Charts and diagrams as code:
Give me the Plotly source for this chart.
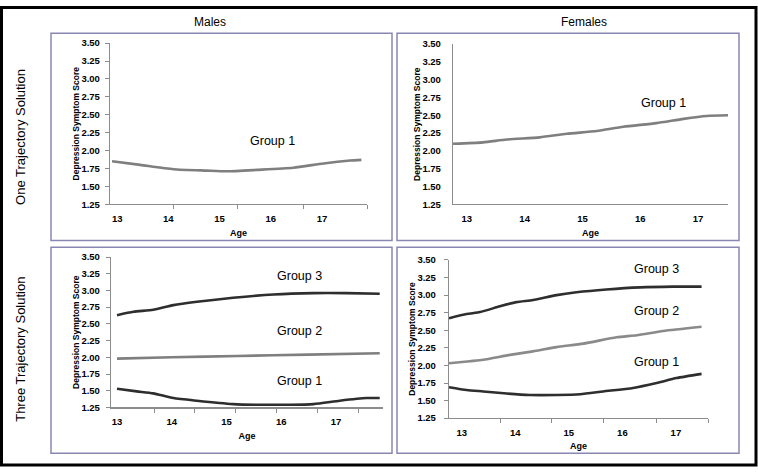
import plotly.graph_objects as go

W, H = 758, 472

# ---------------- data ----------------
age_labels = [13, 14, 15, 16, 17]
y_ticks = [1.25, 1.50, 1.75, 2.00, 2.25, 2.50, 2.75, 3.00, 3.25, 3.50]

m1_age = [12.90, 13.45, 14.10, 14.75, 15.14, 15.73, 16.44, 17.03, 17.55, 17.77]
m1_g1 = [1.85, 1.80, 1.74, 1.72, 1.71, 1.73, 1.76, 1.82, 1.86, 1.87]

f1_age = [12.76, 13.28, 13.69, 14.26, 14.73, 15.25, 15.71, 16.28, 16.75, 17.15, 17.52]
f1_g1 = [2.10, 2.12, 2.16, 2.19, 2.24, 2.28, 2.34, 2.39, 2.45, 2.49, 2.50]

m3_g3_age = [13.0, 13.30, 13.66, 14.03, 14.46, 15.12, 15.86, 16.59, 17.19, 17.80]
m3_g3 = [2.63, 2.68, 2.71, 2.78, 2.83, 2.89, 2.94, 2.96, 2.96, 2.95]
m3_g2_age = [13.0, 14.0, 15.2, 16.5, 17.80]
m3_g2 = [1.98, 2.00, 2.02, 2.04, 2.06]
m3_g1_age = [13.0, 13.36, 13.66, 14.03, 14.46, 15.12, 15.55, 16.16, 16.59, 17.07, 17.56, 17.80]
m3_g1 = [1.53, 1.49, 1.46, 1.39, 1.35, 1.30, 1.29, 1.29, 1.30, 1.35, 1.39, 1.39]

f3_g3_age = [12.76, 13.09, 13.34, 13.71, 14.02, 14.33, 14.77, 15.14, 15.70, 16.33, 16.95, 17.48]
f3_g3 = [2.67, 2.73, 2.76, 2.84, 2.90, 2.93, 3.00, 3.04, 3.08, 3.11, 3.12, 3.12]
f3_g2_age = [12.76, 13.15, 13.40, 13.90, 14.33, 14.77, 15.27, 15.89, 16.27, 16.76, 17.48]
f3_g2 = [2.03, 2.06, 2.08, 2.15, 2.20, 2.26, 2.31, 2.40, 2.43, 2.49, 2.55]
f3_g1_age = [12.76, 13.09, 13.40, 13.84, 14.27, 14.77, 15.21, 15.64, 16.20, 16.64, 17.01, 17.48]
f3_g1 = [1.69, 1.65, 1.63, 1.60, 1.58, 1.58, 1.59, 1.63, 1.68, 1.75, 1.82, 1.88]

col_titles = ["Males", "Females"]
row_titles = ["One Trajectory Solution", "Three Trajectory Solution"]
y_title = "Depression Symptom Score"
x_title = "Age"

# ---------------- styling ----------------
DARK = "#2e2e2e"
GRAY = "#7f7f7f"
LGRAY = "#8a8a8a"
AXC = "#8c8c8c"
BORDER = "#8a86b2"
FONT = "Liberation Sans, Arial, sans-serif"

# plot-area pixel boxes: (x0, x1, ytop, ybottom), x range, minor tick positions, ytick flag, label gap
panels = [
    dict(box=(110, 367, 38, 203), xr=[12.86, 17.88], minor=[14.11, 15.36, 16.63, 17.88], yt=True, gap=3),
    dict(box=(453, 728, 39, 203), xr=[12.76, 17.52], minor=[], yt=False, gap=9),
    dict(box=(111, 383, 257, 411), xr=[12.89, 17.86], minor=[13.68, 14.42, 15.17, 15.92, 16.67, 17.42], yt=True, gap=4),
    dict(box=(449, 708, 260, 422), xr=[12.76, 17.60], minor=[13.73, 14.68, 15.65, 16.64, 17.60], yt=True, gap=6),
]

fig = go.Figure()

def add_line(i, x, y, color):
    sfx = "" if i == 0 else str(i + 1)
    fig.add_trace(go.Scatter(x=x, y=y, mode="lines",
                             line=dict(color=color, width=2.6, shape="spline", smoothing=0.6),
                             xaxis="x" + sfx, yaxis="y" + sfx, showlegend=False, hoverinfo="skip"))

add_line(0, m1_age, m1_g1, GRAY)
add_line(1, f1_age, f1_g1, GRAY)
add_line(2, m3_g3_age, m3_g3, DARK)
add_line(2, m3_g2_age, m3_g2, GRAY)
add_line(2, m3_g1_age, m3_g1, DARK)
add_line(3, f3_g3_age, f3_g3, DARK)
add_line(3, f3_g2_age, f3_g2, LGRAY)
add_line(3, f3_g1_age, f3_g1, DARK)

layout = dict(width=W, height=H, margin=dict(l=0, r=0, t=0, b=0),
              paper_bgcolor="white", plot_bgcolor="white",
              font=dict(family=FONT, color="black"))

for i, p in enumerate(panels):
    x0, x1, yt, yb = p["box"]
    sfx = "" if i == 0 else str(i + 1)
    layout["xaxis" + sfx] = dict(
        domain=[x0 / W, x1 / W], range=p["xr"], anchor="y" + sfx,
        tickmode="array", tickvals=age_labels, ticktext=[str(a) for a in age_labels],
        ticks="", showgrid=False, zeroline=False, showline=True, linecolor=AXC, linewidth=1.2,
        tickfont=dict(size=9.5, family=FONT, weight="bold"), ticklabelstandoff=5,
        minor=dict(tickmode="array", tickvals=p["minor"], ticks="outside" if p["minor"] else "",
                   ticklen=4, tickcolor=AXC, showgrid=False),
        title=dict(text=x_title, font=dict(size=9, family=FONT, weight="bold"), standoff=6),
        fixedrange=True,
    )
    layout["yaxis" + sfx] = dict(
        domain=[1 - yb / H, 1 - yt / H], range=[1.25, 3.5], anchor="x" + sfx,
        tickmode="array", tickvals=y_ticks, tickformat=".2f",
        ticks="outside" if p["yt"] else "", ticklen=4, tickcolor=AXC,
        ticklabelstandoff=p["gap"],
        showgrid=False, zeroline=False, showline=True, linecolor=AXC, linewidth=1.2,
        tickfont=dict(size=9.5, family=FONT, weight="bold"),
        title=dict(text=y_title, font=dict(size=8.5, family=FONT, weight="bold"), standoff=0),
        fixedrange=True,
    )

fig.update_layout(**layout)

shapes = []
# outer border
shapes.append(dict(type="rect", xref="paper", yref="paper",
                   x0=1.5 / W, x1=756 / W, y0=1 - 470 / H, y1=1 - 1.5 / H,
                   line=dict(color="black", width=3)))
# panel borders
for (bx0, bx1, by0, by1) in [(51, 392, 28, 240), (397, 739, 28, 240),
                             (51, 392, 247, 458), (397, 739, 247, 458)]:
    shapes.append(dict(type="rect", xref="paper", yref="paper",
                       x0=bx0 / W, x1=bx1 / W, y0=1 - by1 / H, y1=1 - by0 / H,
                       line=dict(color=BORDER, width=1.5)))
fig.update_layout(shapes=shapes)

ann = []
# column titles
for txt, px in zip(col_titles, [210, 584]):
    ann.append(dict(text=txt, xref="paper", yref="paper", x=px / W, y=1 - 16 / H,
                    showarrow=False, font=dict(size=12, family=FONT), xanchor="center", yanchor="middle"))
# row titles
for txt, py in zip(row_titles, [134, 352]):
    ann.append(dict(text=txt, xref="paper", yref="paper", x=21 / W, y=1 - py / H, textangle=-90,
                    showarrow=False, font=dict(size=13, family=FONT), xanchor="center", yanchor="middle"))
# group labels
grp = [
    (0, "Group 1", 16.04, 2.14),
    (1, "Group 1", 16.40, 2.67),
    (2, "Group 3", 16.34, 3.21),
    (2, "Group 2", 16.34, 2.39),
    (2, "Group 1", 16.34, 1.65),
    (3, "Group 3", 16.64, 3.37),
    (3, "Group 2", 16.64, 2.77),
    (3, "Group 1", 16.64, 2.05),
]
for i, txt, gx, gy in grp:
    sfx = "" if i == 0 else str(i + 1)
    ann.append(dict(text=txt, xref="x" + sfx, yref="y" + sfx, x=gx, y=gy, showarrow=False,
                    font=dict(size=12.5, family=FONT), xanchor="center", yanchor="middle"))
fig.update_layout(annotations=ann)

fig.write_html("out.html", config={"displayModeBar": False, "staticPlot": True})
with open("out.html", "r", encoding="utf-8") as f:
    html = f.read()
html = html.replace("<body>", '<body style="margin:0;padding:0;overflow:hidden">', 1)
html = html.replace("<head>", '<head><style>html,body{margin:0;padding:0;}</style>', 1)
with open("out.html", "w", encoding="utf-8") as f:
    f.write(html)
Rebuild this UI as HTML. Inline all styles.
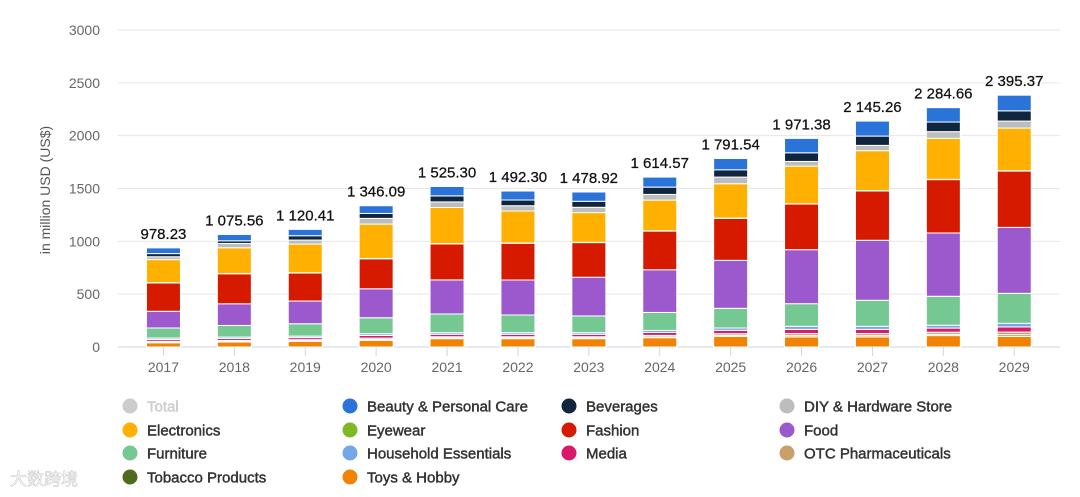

DIRECTIVE: Pictures stay out. Print the data exactly, from its first line through the line containing "1.82, 1.86, 1.87]".

ANSWER FOR THE TASK:
Give me the Plotly source for this chart.
import plotly.graph_objects as go

W, H = 758, 472

# ---------------- data ----------------
age_labels = [13, 14, 15, 16, 17]
y_ticks = [1.25, 1.50, 1.75, 2.00, 2.25, 2.50, 2.75, 3.00, 3.25, 3.50]

m1_age = [12.90, 13.45, 14.10, 14.75, 15.14, 15.73, 16.44, 17.03, 17.55, 17.77]
m1_g1 = [1.85, 1.80, 1.74, 1.72, 1.71, 1.73, 1.76, 1.82, 1.86, 1.87]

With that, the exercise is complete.